Lockdown 3 - Photography day 1: flint


Another wet day here so an inside more uplifting photo. 

Living on land that we know was inhabited from Anglo Saxon times and probably earlier makes digging the garden more fun. The village has benefitted from a quite extensive archeological study over several years. My normal digging doesn’t go that deep, although some of the invasive nettle roots do! We are on clay with lots of chalk and flint. One of my most interesting finds form Lockdown 1 digging was this hand sized piece of flint. 



Discussing it with the eldest grandson we thought it might be ‘an apprentice piece’ for an axe. The edges look as if they have been worked. 



We discussed whether it was made by a young flint maker, just a teenager - like my  grandson.
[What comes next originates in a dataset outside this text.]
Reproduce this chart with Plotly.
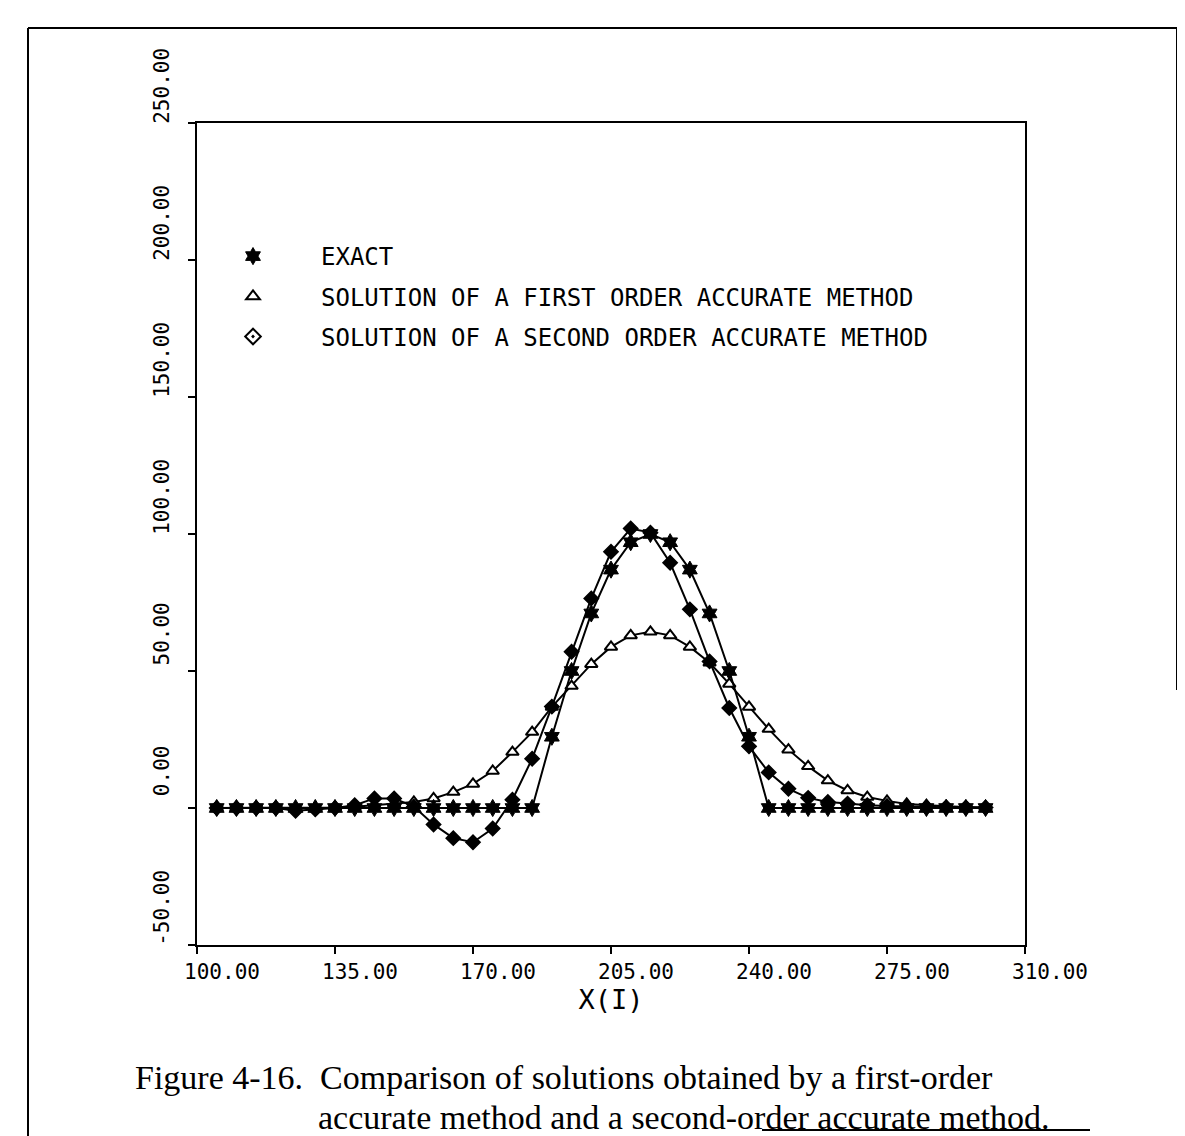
import plotly.graph_objects as go

# ---- data ----
x_vals = [105, 110, 115, 120, 125, 130, 135, 140, 145, 150,
          155, 160, 165, 170, 175, 180, 185, 190, 195, 200,
          205, 210, 215, 220, 225, 230, 235, 240, 245, 250,
          255, 260, 265, 270, 275, 280, 285, 290, 295, 300]

exact = [0, 0, 0, 0, 0, 0, 0, 0, 0, 0,
         0, 0, 0, 0, 0, 0, 0, 26, 50, 71,
         87, 97, 100, 97, 87, 71, 50, 26, 0, 0,
         0, 0, 0, 0, 0, 0, 0, 0, 0, 0]

first_order = [0, 0, 0, 0, 0, 0, 0.2, 0.5, 1.0, 1.5,
               2.2, 3.5, 5.8, 8.8, 13.5, 20.4, 27.7, 36.9, 44.5, 52.5,
               58.8, 63.0, 64.3, 63.0, 58.8, 53.0, 45.3, 36.9, 28.8, 21.3,
               15.2, 10.0, 6.4, 4.0, 2.6, 1.5, 1.0, 0.6, 0.4, 0.2]

second_order = [0, 0, 0, 0, -1.0, -0.5, 0, 1.0, 3.5, 3.5,
                0.5, -6.0, -11.0, -12.5, -7.5, 3.0, 18.0, 37.0, 57.0, 76.5,
                93.5, 102.0, 100.5, 89.5, 72.5, 53.5, 36.5, 22.5, 13.0, 7.0,
                3.7, 2.2, 1.6, 1.0, 0.7, 0.5, 0.3, 0.3, 0.2, 0.2]

series_names = ["EXACT",
                "SOLUTION OF A FIRST ORDER ACCURATE METHOD",
                "SOLUTION OF A SECOND ORDER ACCURATE METHOD"]

x_ticks = [100, 135, 170, 205, 240, 275, 310]
y_ticks = [-50, 0, 50, 100, 150, 200, 250]
x_ticktext = ["100.00", "135.00", "170.00", "205.00", "240.00", "275.00", "310.00"]
y_ticktext = ["-50.00", "0.00", "50.00", "100.00", "150.00", "200.00", "250.00"]

x_title = "X(I)"
caption_line1 = "Figure 4-16.  Comparison of solutions obtained by a first-order"
caption_line2 = "accurate method and a second-order accurate method."

# ---- figure geometry (page body has an 8px margin) ----
OFF = 8
W, H = 1185 - OFF, 1136 - OFF
L, T = 197 - OFF, 123 - OFF
R = W - (1025 - OFF)
B = H - (945 - OFF)
pw, ph = W - L - R, H - T - B


def px_to_paper_x(px):
    return (px - OFF - L) / pw


def px_to_paper_y(py):
    return (H - B - (py - OFF)) / ph


MONO = "DejaVu Sans Mono"
fig = go.Figure()

line_style = dict(color="black", width=2)

fig.add_trace(go.Scatter(
    x=x_vals, y=first_order, mode="lines+markers", showlegend=False,
    line=line_style,
    marker=dict(symbol="triangle-up", size=11, color="white",
                line=dict(color="black", width=2))))
fig.add_trace(go.Scatter(
    x=x_vals, y=second_order, mode="lines+markers", showlegend=False,
    line=line_style,
    marker=dict(symbol="diamond-dot", size=11, color="black",
                line=dict(color="black", width=1.5))))
fig.add_trace(go.Scatter(
    x=x_vals, y=exact, mode="lines+markers", showlegend=False,
    line=line_style,
    marker=dict(symbol="hexagram", size=13, color="black",
                line=dict(color="black", width=1))))

# legend-only entries (markers only, like the reference key)
legend_symbols = [
    dict(symbol="hexagram", size=13, color="black", line=dict(color="black", width=1)),
    dict(symbol="triangle-up-open", size=12, color="black", line=dict(color="black", width=2)),
    dict(symbol="diamond-open-dot", size=12, color="black", line=dict(color="black", width=2)),
]
for i, (nm, mk) in enumerate(zip(series_names, legend_symbols)):
    fig.add_trace(go.Scatter(x=[None], y=[None], mode="markers", name=nm,
                             marker=mk, legendgroup=f"g{i}", showlegend=True))

axis_common = dict(
    showline=True, linecolor="black", linewidth=2, mirror=True,
    showgrid=False, zeroline=False,
    ticks="outside", ticklen=7, tickwidth=2, tickcolor="black",
    tickfont=dict(family=MONO, size=21, color="black"),
)

fig.update_xaxes(range=[100, 310], tickmode="array", tickvals=x_ticks,
                 ticktext=x_ticktext, ticklabelshift=25, ticklabelstandoff=0,
                 title=dict(text=x_title, font=dict(family=MONO, size=27, color="black"),
                            standoff=2),
                 **axis_common)
fig.update_yaxes(range=[-50, 250], tickmode="array", tickvals=y_ticks,
                 ticktext=y_ticktext, tickangle=-90, ticklabelshift=-34,
                 ticklabelstandoff=11, **axis_common)

fig.update_layout(
    width=W, height=H,
    margin=dict(l=L, r=R, t=T, b=B, pad=0),
    paper_bgcolor="white", plot_bgcolor="white",
    font=dict(family=MONO, color="black"),
    showlegend=True,
    legend=dict(x=px_to_paper_x(185), y=px_to_paper_y(234),
                xanchor="left", yanchor="top",
                bgcolor="rgba(0,0,0,0)", borderwidth=0,
                font=dict(family=MONO, size=24, color="black"),
                itemwidth=126, tracegroupgap=6, itemclick=False),
)

# caption
cap_font = dict(family="Liberation Serif", size=34, color="black")
fig.add_annotation(text=caption_line1, xref="paper", yref="paper",
                   x=px_to_paper_x(133), y=px_to_paper_y(1077),
                   xanchor="left", yanchor="middle", showarrow=False, font=cap_font)
fig.add_annotation(text=caption_line2, xref="paper", yref="paper",
                   x=px_to_paper_x(316), y=px_to_paper_y(1117),
                   xanchor="left", yanchor="middle", showarrow=False, font=cap_font)

# page frame lines of the scanned page
frame = dict(color="black", width=2)
fig.add_shape(type="line", xref="paper", yref="paper",
              x0=px_to_paper_x(28), x1=px_to_paper_x(28),
              y0=px_to_paper_y(28), y1=px_to_paper_y(1136), line=frame)
fig.add_shape(type="line", xref="paper", yref="paper",
              x0=px_to_paper_x(28), x1=px_to_paper_x(1177),
              y0=px_to_paper_y(28), y1=px_to_paper_y(28), line=frame)
fig.add_shape(type="line", xref="paper", yref="paper",
              x0=px_to_paper_x(1177), x1=px_to_paper_x(1177),
              y0=px_to_paper_y(28), y1=px_to_paper_y(690), line=frame)
fig.add_shape(type="line", xref="paper", yref="paper",
              x0=px_to_paper_x(762), x1=px_to_paper_x(1090),
              y0=px_to_paper_y(1130), y1=px_to_paper_y(1130), line=frame)

fig.write_html("out.html")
Thoughts came on to safety. The grandson has done a bit of flint napping wearing safety glasses. Was it done with the eyes closed when this flint was made we wondered? 



The Brecks, a very special area in  the west of Norfolk/Suffolk are well known for Grimes Graves, the only Neolithic Flint Mines open to visitors in Britain. (English Heritage site). On arrival at what is also a Site of Special Scientific Interest due to being a habitat for rare flora  and fauna, one sees a lunar like landscape of over 400 pits. One can imagine it being like that 5000 years  ago when the flint was first mined there. One shaft is open so you can descend 30 ft down a vertical ladder (if you are over 10 and are wearing sensible shoes and are not too scared by this!) Once down you can see the jet black flint and tunnels the early miners crawled through. Believe me the climbing up is easier, if you don’t look down! It is so special, that it ought to be on everyone’s bucket list. But perhaps I am biased, it was  one of a very few school visits I was taken on in my first year at Grammar School in Thetford and I was terrified. The ladder is better now I am told. 

 

Hearing an expert talk about flint I hadn’t ever thought about the fact that flints became throwaway items in those days. Once blunt you just made another! Flint can be incredibly sharp. 


If you decide to visit the Brecks sometime, do look up other places to experience flint before the visit. Both Brandon and Thetford  Museums have displays and Brandon has its own flint mines. Brandon being the centre of  the flintlock industry for over a century.